Ciarín Scott grew up the youngest of five children -and only daughter - to Michael and Patricia (Patty) Scott in Geragh, their iconic Modernist home in Sandycove, Co Dublin.

In an interview at the launch of the documentary film on Michael Scott, she said that hers was an unconventional, bohemian sort of upbringing. A rebellious teenager, she attended Holy Child School for Girls in Killiney but was excluded from all classes except English and history, the only two subjects taught by nuns she liked. She spent the rest of her school days contently reading books in the school library.

The Sorbonne

Following school, Scott was given the opportunity to study at Trinity College Dublin but instead opted to go to the Sorbonne for a year. However instead of going to lectures, she spent most of her days at the cinema, which was when her love for filmmaking was truly ignited.

Upon her return to Dublin in the late 1960s, Scott was trained in all aspects of film making with the documentary film maker, George Morrison. A few years later, she moved to London, picking up jobs as an assistant film editor and later as an editor.

Her first film, John and the Magic Music Man (1976) won the silver medal at the New York Film and Television Festival and the Grand Prix at the Besancon Film Festival. It was chosen by film director, Alan Parker to be shown as the opening short before his musical gangster comedy, Bugsy Malone.

Scott married businessman/investor, Tim Proctor in 1976 and their daughter, Cara was born in 1979.

The family lived in Notting Hill Gate throughout the 1980s while Ciarín commuted to Dublin to make commercials for Irish television. The couple separated in 1991 and Ciarín and Cara moved to Brook Green in west London for a few years.

Scott later returned to live in Notting Hall, her favourite part of London and began making the documentary films that gained her greatest acclaim.

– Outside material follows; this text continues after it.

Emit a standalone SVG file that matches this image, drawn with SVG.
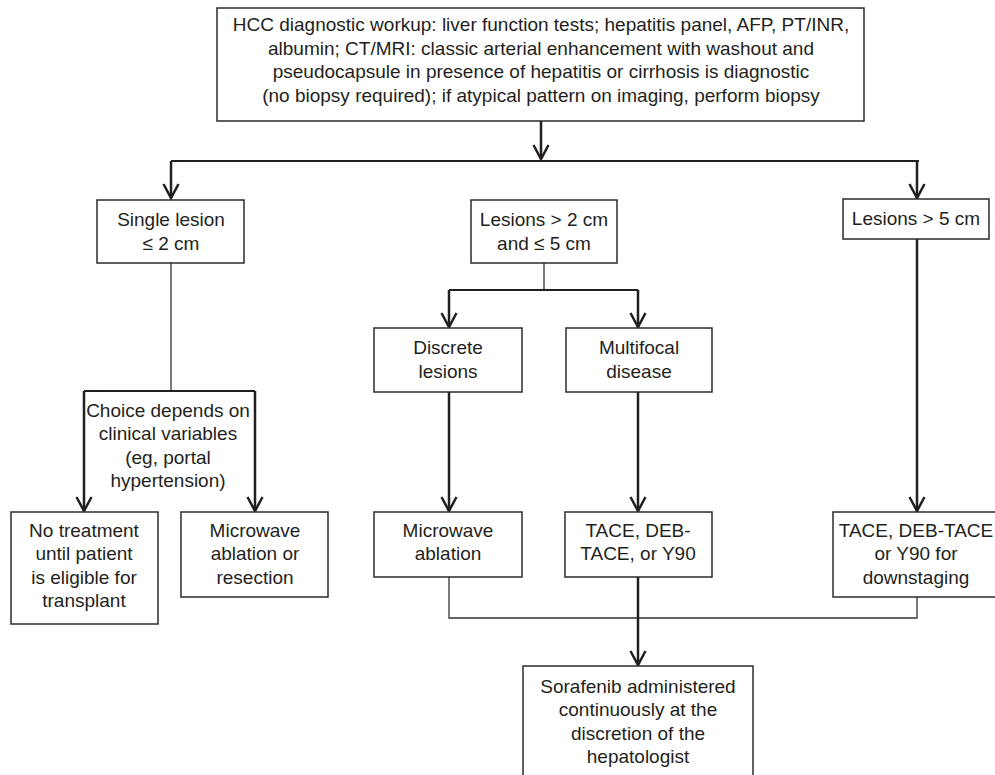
<svg xmlns="http://www.w3.org/2000/svg" width="995" height="775" viewBox="0 0 995 775">
<defs>
<style>
.box{fill:#fff;stroke:#2b2b2b;stroke-width:1.5}
.t{font-family:"Liberation Sans",Arial,sans-serif;font-size:19px;fill:#231f20;text-anchor:middle}
.thick{fill:none;stroke:#231f20;stroke-width:2.5}
.mid{fill:none;stroke:#231f20;stroke-width:2}
.thin{fill:none;stroke:#333;stroke-width:1.3}
</style>
<marker id="arr" markerUnits="userSpaceOnUse" markerWidth="20" markerHeight="20" refX="0" refY="0" orient="auto" overflow="visible">
<path d="M-14,-7.5 L0,0 L-14,7.5" fill="none" stroke="#231f20" stroke-width="2.5"/>
</marker>
</defs>
<rect width="995" height="775" fill="#fff"/>
<g id="connectors">
<path class="thick" d="M541,121 V159" marker-end="url(#arr)"/>
<path class="mid" d="M171,161 H919"/>
<path class="thick" d="M171,161 V198" marker-end="url(#arr)"/>
<path class="thick" d="M917,161 V198" marker-end="url(#arr)"/>
<path class="thin" d="M171,263 V391"/>
<path class="mid" d="M84,391 H255"/>
<path class="thick" d="M84,391 V511" marker-end="url(#arr)"/>
<path class="thick" d="M255,391 V511" marker-end="url(#arr)"/>
<path class="thin" d="M544,263 V290"/>
<path class="mid" d="M449,290 H638"/>
<path class="thick" d="M449,290 V327" marker-end="url(#arr)"/>
<path class="thick" d="M638,290 V327" marker-end="url(#arr)"/>
<path class="thick" d="M449,392 V511" marker-end="url(#arr)"/>
<path class="thick" d="M638,392 V511" marker-end="url(#arr)"/>
<path class="thick" d="M917,239 V511" marker-end="url(#arr)"/>
<path class="thin" d="M449,577 V618 H917 V597"/>
<path class="thick" d="M638,577 V665" marker-end="url(#arr)"/>
</g>
<g id="workup">
<rect class="box" x="217" y="8" width="647" height="113"/>
<text class="t" x="541" y="31">HCC diagnostic workup: liver function tests; hepatitis panel, AFP, PT/INR,</text>
<text class="t" x="541" y="55">albumin; CT/MRI: classic arterial enhancement with washout and</text>
<text class="t" x="541" y="78">pseudocapsule in presence of hepatitis or cirrhosis is diagnostic</text>
<text class="t" x="541" y="102">(no biopsy required); if atypical pattern on imaging, perform biopsy</text>
</g>
<g id="single">
<rect class="box" x="97" y="200" width="147" height="63"/>
<text class="t" x="171" y="226">Single lesion</text>
<text class="t" x="171" y="250">≤ 2 cm</text>
</g>
<g id="mid">
<rect class="box" x="471" y="200" width="146" height="63"/>
<text class="t" x="544" y="226">Lesions &gt; 2 cm</text>
<text class="t" x="544" y="250">and ≤ 5 cm</text>
</g>
<g id="gt5">
<rect class="box" x="843" y="199" width="146" height="40"/>
<text class="t" x="916" y="225">Lesions &gt; 5 cm</text>
</g>
<g id="choice">
<text class="t" x="168" y="417">Choice depends on</text>
<text class="t" x="168" y="440">clinical variables</text>
<text class="t" x="168" y="464">(eg, portal</text>
<text class="t" x="168" y="487">hypertension)</text>
</g>
<g id="discrete">
<rect class="box" x="374" y="328" width="148" height="64"/>
<text class="t" x="448" y="354">Discrete</text>
<text class="t" x="448" y="378">lesions</text>
</g>
<g id="multifocal">
<rect class="box" x="566" y="328" width="146" height="64"/>
<text class="t" x="639" y="354">Multifocal</text>
<text class="t" x="639" y="378">disease</text>
</g>
<g id="notreat">
<rect class="box" x="11" y="512" width="147" height="112"/>
<text class="t" x="84" y="537">No treatment</text>
<text class="t" x="84" y="560">until patient</text>
<text class="t" x="84" y="584">is eligible for</text>
<text class="t" x="84" y="607">transplant</text>
</g>
<g id="mwres">
<rect class="box" x="181" y="512" width="147" height="85"/>
<text class="t" x="255" y="537">Microwave</text>
<text class="t" x="255" y="560">ablation or</text>
<text class="t" x="255" y="584">resection</text>
</g>
<g id="mwabl">
<rect class="box" x="374" y="512" width="148" height="65"/>
<text class="t" x="448" y="537">Microwave</text>
<text class="t" x="448" y="560">ablation</text>
</g>
<g id="tace">
<rect class="box" x="565" y="512" width="147" height="65"/>
<text class="t" x="638" y="537">TACE, DEB-</text>
<text class="t" x="638" y="560">TACE, or Y90</text>
</g>
<g id="tace2">
<rect class="box" x="833" y="512" width="167" height="85"/>
<text class="t" x="916" y="537">TACE, DEB-TACE</text>
<text class="t" x="916" y="560">or Y90 for</text>
<text class="t" x="916" y="584">downstaging</text>
</g>
<g id="sorafenib">
<rect class="box" x="523" y="666" width="230" height="120"/>
<text class="t" x="638" y="693">Sorafenib administered</text>
<text class="t" x="638" y="716">continuously at the</text>
<text class="t" x="638" y="740">discretion of the</text>
<text class="t" x="638" y="763">hepatologist</text>
</g>
</svg>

In 2013, she returned to live in Dublin and bought a house in Dún Laoghaire in 2014. By this time, her daughter Cara had moved with her husband, Rashid to live in Tanzania. Scott travelled every year to spend Christmas in Tanzania with them.

Social justice

Her daughter, Cara said that her mother was humourous, open-minded, unjudgmental and warm. “She had a strong sense of social justice and hated bigotry and inequality.”

Always bristling with ideas for new projects, she was keen to do a biopic on Irish writer, Jennifer Johnson, a documentary on the Forty Foot bathing area in Sandycove and to share with the world the harmonious life of the Hadzabe hunter-gatherer tribe in Tanzania.

She had recently finished shooting a documentary on a ballet school in Notting Hill, London called The Only Boy in a Sea of Pink. Filmmakers, Paul Duane and Catherine Lyons are now planning to complete the editing of this film for screening. Ciarín Scott is survived by her daughter, Cara, her son-in-law, Rashid, her brothers, Michael, Brian and Niall, extended family and close friends. Her brother, Anthony predeceased her in 2000.